Injustement méconnu
en France, Nicolas de Cues est pourtant un auteur capital de la
tradition métaphysique occidentale. Au moment où l’on retraduit
ses œuvres en français, cette étude présente l’anthropologie
philosophique de ce grand auteur. Loin d’être anéanti par
l’infinité divine, l’homme est salué comme le « dieu humain »
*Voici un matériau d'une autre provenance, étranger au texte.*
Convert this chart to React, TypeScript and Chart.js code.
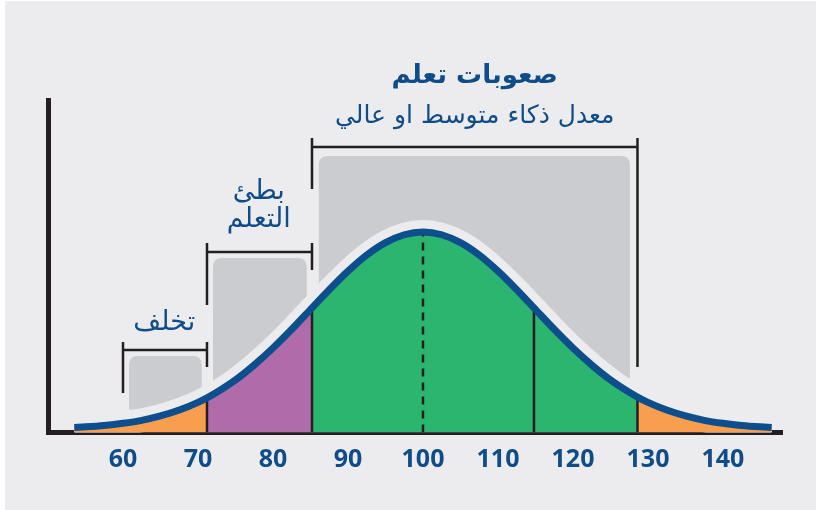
import { useEffect, useRef } from 'react';
import { Chart, registerables } from 'chart.js';
Chart.register(...registerables);

// IQ scores along the curve and the curve height (peak = 100)
const IQ = [53.5, 55, 57.5, 60, 62.5, 65, 67.5, 70, 71.2, 72.5, 75, 77.5, 80, 82.5, 85.2, 87.5, 90, 92.5, 95, 97.5, 100,
  102.5, 105, 107.5, 110, 112.5, 114.8, 117.5, 120, 122.5, 125, 127.5, 128.6, 130, 132.5, 135, 137.5, 140, 142.5, 145, 146.5];
const HEIGHT = [0.8, 1.1, 1.8, 2.9, 4.4, 6.6, 9.6, 13.5, 15.8, 18.6, 24.9, 32.5, 41.1, 50.6, 61.5, 70.7, 80.1, 88.3, 94.6, 98.6, 100,
  98.6, 94.6, 88.3, 80.1, 70.7, 61.5, 50.6, 41.1, 32.5, 24.9, 18.6, 16.2, 13.5, 9.6, 6.6, 4.4, 2.9, 1.8, 1.1, 0.8];
const TICKS = [60, 70, 80, 90, 100, 110, 120, 130, 140];
const BOUNDARIES = [71.2, 85.2, 114.8, 128.6];
const MEAN = 100;

const TITLE = 'صعوبات تعلم';
const SUBTITLE = 'معدل ذكاء متوسط او عالي';
const SLOW_1 = 'بطئ';
const SLOW_2 = 'التعلم';
const DELAY = 'تخلف';

const X_MIN = 50;
const X_MAX = 147.87;
const Y_MIN = -1.78;
const Y_MAX = 167;

const TEXT_BLUE = '#0f4c8a';
const CURVE_BLUE = '#0c4f8c';
const DARK = '#231f20';
const BG = '#ececee';
const BLOCK = '#cbcccf';
const GREEN = '#2bb56e';
const PURPLE = '#b06baa';
const ORANGE = '#f99d4e';
const AR_FONT = "'DejaVu Sans', sans-serif";

// grey blocks in data coords [x0, x1, yTop, yBottom]
const BLOCKS = [
  [60.8, 70.5, 37.1, 7.1],
  [72.0, 84.5, 86.8, 0],
  [86.1, 127.6, 138.6, 0],
];
// brackets: [x0, x1, yBar, yTop, yLeftBottom, yRightBottom]
const BRACKETS = [
  [60, 71.2, 40.1, 44.2, 18.3, 31.5],
  [71.2, 85.2, 89.8, 94.4, 62.9, 80.7],
  [85.2, 128.6, 143.1, 147.7, 121.8, 31.5],
];

function pts(lo: number, hi: number) {
  return IQ.map((x, i) => ({ x, y: HEIGHT[i] })).filter((p) => p.x >= lo && p.x <= hi);
}
function hAt(x: number) {
  return HEIGHT[IQ.indexOf(x)];
}

function roundRect(ctx: CanvasRenderingContext2D, x: number, y: number, w: number, h: number, r: number) {
  ctx.beginPath();
  ctx.moveTo(x + r, y);
  ctx.lineTo(x + w - r, y);
  ctx.quadraticCurveTo(x + w, y, x + w, y + r);
  ctx.lineTo(x + w, y + h - r);
  ctx.quadraticCurveTo(x + w, y + h, x + w - r, y + h);
  ctx.lineTo(x + r, y + h);
  ctx.quadraticCurveTo(x, y + h, x, y + h - r);
  ctx.lineTo(x, y + r);
  ctx.quadraticCurveTo(x, y, x + r, y);
  ctx.closePath();
}

const decor = {
  id: 'decor',
  beforeDraw(chart: any) {
    const ctx = chart.ctx;
    ctx.save();
    ctx.fillStyle = '#ffffff';
    ctx.fillRect(0, 0, chart.width, chart.height);
    ctx.fillStyle = BG;
    ctx.fillRect(5, 1, chart.width - 5, chart.height - 1);
    ctx.restore();
  },
  beforeDatasetsDraw(chart: any) {
    const ctx = chart.ctx;
    const xs = chart.scales.x;
    const ys = chart.scales.y;
    ctx.save();
    ctx.fillStyle = BLOCK;
    for (const [x0, x1, yt, yb] of BLOCKS) {
      const px0 = xs.getPixelForValue(x0);
      const px1 = xs.getPixelForValue(x1);
      const py0 = ys.getPixelForValue(yt);
      const py1 = ys.getPixelForValue(yb);
      roundRect(ctx, px0, py0, px1 - px0, py1 - py0, 9);
      ctx.fill();
    }
    ctx.restore();
  },
  afterDatasetsDraw(chart: any) {
    const ctx = chart.ctx;
    const xs = chart.scales.x;
    const ys = chart.scales.y;
    const X = (v: number) => xs.getPixelForValue(v);
    const Y = (v: number) => ys.getPixelForValue(v);
    ctx.save();
    ctx.strokeStyle = DARK;
    ctx.lineWidth = 2.5;
    for (const [x0, x1, yb, yt, yl, yr] of BRACKETS) {
      ctx.beginPath();
      ctx.moveTo(X(x0), Y(yb));
      ctx.lineTo(X(x1), Y(yb));
      ctx.moveTo(X(x0), Y(yt));
      ctx.lineTo(X(x0), Y(yl));
      ctx.moveTo(X(x1), Y(yt));
      ctx.lineTo(X(x1), Y(yr));
      ctx.stroke();
    }
    ctx.fillStyle = TEXT_BLUE;
    ctx.textAlign = 'center';
    ctx.textBaseline = 'middle';
    ctx.direction = 'rtl';
    ctx.font = `bold 26px ${AR_FONT}`;
    ctx.fillText(TITLE, X(106.9), Y(179.2));
    ctx.font = `25px ${AR_FONT}`;
    ctx.fillText(SUBTITLE, X(106.9), Y(158.6));
    ctx.font = `27px ${AR_FONT}`;
    ctx.fillText(SLOW_1, X(78.1), Y(120.3));
    ctx.fillText(SLOW_2, X(78.1), Y(106.1));
    ctx.fillText(DELAY, X(65.5), Y(53.8));
    ctx.restore();
  },
};

export default function App() {
  const ref = useRef<HTMLCanvasElement | null>(null);
  useEffect(() => {
    if (!ref.current) return;
    const lineDs = (b: number, dash: number[] = []) => ({
      data: [{ x: b, y: Y_MIN }, { x: b, y: hAt(b) }],
      borderColor: DARK,
      borderWidth: 2.5,
      borderDash: dash,
      fill: false,
      order: 1,
    });
    const fillDs = (lo: number, hi: number, color: string) => ({
      data: pts(lo, hi),
      borderColor: 'rgba(0,0,0,0)',
      borderWidth: 1,
      backgroundColor: color,
      fill: 'start',
      order: 2,
      cubicInterpolationMode: 'monotone',
    });
    const all = pts(-Infinity, Infinity);
    const chart = new Chart(ref.current, {
      type: 'line',
      data: {
        datasets: [
          { data: all, borderColor: CURVE_BLUE, borderWidth: 7, fill: false, order: 0, cubicInterpolationMode: 'monotone', borderCapStyle: 'butt' },
          ...BOUNDARIES.map((b) => lineDs(b)),
          { ...lineDs(MEAN, [8, 6]), data: [{ x: MEAN, y: Y_MIN }, { x: MEAN, y: hAt(MEAN) - 1 }] },
          fillDs(IQ[0], BOUNDARIES[0], ORANGE),
          fillDs(BOUNDARIES[0], BOUNDARIES[1], PURPLE),
          fillDs(BOUNDARIES[1], BOUNDARIES[3], GREEN),
          fillDs(BOUNDARIES[3], IQ[IQ.length - 1], ORANGE),
          { data: all, borderColor: BG, borderWidth: 24, backgroundColor: BG, fill: 'start', order: 3, cubicInterpolationMode: 'monotone' },
        ] as any,
      },
      options: {
        animation: false,
        responsive: false,
        maintainAspectRatio: false,
        layout: { padding: { left: 48, right: 34, top: 100, bottom: 0 } },
        elements: { point: { radius: 0 } },
        plugins: { legend: { display: false }, tooltip: { enabled: false }, title: { display: false } },
        scales: {
          x: {
            type: 'linear',
            min: X_MIN,
            max: X_MAX,
            z: 1,
            grid: { display: false, drawTicks: false },
            border: { display: true, color: DARK, width: 5 },
            ticks: { font: { family: 'Open Sans', weight: 'bold', size: 25 }, color: TEXT_BLUE, padding: 12 },
            afterBuildTicks: (s: any) => { s.ticks = TICKS.map((v) => ({ value: v })); },
            afterFit: (s: any) => { s.height = 77.5; },
          },
          y: {
            type: 'linear',
            min: Y_MIN,
            max: Y_MAX,
            z: 1,
            grid: { display: false, drawTicks: false },
            border: { display: true, color: DARK, width: 5 },
            ticks: { display: false },
            afterFit: (s: any) => { s.width = 0; },
          },
        },
      } as any,
      plugins: [decor],
    });
    return () => chart.destroy();
  }, []);
  return (
    <div style={{ position: 'absolute', left: 0, top: 0, width: 816, height: 510 }}>
      <canvas ref={ref} width={816} height={510} style={{ display: 'block', width: 816, height: 510 }} />
    </div>
  );
}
du « monde humain ». Une théologie et une cosmologie infinitistes
s’articulent à cette valorisation de l’homme. Cette œuvre
entend en effet concilier une métaphysique de l’infini à une
affirmation de la singularité humaine au moyen d’une théorie de
la puissance productrice de l’esprit. L’art des conjectures sera
l’activité générale par laquelle, en régime de docte ignorance,
l’esprit produit les notions qui constituent son monde spécifique,
distinct de Dieu et de l’univers. Dans leur tension vers l’infinité
divine les puissances de l’esprit humain utilisent les arts du
quadrivium (arithmétique, géométrie, astronomie, musique) pour
mesurer les êtres créés, organiser la vie commune, figurer le
Principe. Le problème sera alors de réintégrer la multiplicité
des points de vue et des interprétations dans une communauté
universelle unifiée. Héritier de la tradition néoplatonicienne et
de la théologie du Moyen Âge, témoin de la Renaissance florentine,
Nicolas de Cues dresse le cadre de la métaphysique moderne.